What is expected
The data below should be restated word for word, with every picture omitted.

+===+

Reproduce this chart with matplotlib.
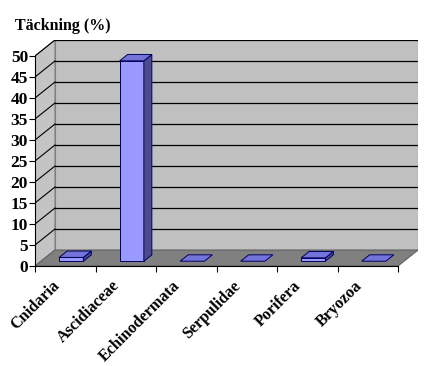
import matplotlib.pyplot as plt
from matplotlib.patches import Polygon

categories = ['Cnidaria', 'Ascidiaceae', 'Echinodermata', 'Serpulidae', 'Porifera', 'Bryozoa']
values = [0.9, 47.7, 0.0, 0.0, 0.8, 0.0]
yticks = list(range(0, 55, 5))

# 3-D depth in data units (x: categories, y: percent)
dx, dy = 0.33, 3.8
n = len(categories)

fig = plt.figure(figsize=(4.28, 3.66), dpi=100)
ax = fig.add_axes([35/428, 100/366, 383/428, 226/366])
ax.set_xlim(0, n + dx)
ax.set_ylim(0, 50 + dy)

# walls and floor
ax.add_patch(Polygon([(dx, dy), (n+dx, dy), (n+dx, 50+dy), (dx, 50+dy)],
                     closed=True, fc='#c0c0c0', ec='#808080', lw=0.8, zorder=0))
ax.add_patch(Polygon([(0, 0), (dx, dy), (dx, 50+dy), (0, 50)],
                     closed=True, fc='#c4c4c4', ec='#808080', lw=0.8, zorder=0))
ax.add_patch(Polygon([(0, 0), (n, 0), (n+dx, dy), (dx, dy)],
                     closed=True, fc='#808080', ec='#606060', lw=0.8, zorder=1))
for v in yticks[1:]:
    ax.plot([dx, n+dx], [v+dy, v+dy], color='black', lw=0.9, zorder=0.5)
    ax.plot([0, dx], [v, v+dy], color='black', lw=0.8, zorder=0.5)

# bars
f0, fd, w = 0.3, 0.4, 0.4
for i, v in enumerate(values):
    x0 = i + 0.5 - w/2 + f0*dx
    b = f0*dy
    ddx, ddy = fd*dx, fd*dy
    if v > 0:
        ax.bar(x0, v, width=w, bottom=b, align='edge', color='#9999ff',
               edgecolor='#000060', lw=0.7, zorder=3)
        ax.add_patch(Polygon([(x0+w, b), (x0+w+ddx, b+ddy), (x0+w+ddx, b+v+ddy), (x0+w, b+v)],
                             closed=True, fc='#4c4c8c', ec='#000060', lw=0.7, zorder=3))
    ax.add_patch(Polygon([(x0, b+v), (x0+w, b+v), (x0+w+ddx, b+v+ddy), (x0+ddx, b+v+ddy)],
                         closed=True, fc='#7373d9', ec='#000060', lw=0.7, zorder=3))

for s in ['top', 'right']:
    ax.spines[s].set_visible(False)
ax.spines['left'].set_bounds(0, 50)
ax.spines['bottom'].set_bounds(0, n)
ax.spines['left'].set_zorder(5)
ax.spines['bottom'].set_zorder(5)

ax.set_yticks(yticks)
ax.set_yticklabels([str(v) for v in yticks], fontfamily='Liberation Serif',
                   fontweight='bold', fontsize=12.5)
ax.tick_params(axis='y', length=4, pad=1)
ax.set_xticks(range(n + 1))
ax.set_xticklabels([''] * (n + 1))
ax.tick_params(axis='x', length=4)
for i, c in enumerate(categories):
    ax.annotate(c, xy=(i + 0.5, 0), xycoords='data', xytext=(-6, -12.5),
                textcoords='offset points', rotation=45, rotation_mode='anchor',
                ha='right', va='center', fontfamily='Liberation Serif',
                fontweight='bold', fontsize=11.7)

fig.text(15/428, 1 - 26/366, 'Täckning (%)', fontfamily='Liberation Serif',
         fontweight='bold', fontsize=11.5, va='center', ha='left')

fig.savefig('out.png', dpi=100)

+===+

Response to the exercise
Reproduce this chart with matplotlib.
import matplotlib.pyplot as plt
from matplotlib.patches import Polygon

categories = ['Cnidaria', 'Ascidiaceae', 'Echinodermata', 'Serpulidae', 'Porifera', 'Bryozoa']
values = [0.9, 47.7, 0.0, 0.0, 0.8, 0.0]
yticks = list(range(0, 55, 5))

# 3-D depth in data units (x: categories, y: percent)
dx, dy = 0.33, 3.8
n = len(categories)

fig = plt.figure(figsize=(4.28, 3.66), dpi=100)
ax = fig.add_axes([35/428, 100/366, 383/428, 226/366])
ax.set_xlim(0, n + dx)
ax.set_ylim(0, 50 + dy)

# walls and floor
ax.add_patch(Polygon([(dx, dy), (n+dx, dy), (n+dx, 50+dy), (dx, 50+dy)],
                     closed=True, fc='#c0c0c0', ec='#808080', lw=0.8, zorder=0))
ax.add_patch(Polygon([(0, 0), (dx, dy), (dx, 50+dy), (0, 50)],
                     closed=True, fc='#c4c4c4', ec='#808080', lw=0.8, zorder=0))
ax.add_patch(Polygon([(0, 0), (n, 0), (n+dx, dy), (dx, dy)],
                     closed=True, fc='#808080', ec='#606060', lw=0.8, zorder=1))
for v in yticks[1:]:
    ax.plot([dx, n+dx], [v+dy, v+dy], color='black', lw=0.9, zorder=0.5)
    ax.plot([0, dx], [v, v+dy], color='black', lw=0.8, zorder=0.5)

# bars
f0, fd, w = 0.3, 0.4, 0.4
for i, v in enumerate(values):
    x0 = i + 0.5 - w/2 + f0*dx
    b = f0*dy
    ddx, ddy = fd*dx, fd*dy
    if v > 0:
        ax.bar(x0, v, width=w, bottom=b, align='edge', color='#9999ff',
               edgecolor='#000060', lw=0.7, zorder=3)
        ax.add_patch(Polygon([(x0+w, b), (x0+w+ddx, b+ddy), (x0+w+ddx, b+v+ddy), (x0+w, b+v)],
                             closed=True, fc='#4c4c8c', ec='#000060', lw=0.7, zorder=3))
    ax.add_patch(Polygon([(x0, b+v), (x0+w, b+v), (x0+w+ddx, b+v+ddy), (x0+ddx, b+v+ddy)],
                         closed=True, fc='#7373d9', ec='#000060', lw=0.7, zorder=3))

for s in ['top', 'right']:
    ax.spines[s].set_visible(False)
ax.spines['left'].set_bounds(0, 50)
ax.spines['bottom'].set_bounds(0, n)
ax.spines['left'].set_zorder(5)
ax.spines['bottom'].set_zorder(5)

ax.set_yticks(yticks)
ax.set_yticklabels([str(v) for v in yticks], fontfamily='Liberation Serif',
                   fontweight='bold', fontsize=12.5)
ax.tick_params(axis='y', length=4, pad=1)
ax.set_xticks(range(n + 1))
ax.set_xticklabels([''] * (n + 1))
ax.tick_params(axis='x', length=4)
for i, c in enumerate(categories):
    ax.annotate(c, xy=(i + 0.5, 0), xycoords='data', xytext=(-6, -12.5),
                textcoords='offset points', rotation=45, rotation_mode='anchor',
                ha='right', va='center', fontfamily='Liberation Serif',
                fontweight='bold', fontsize=11.7)

fig.text(15/428, 1 - 26/366, 'Täckning (%)', fontfamily='Liberation Serif',
         fontweight='bold', fontsize=11.5, va='center', ha='left')

fig.savefig('out.png', dpi=100)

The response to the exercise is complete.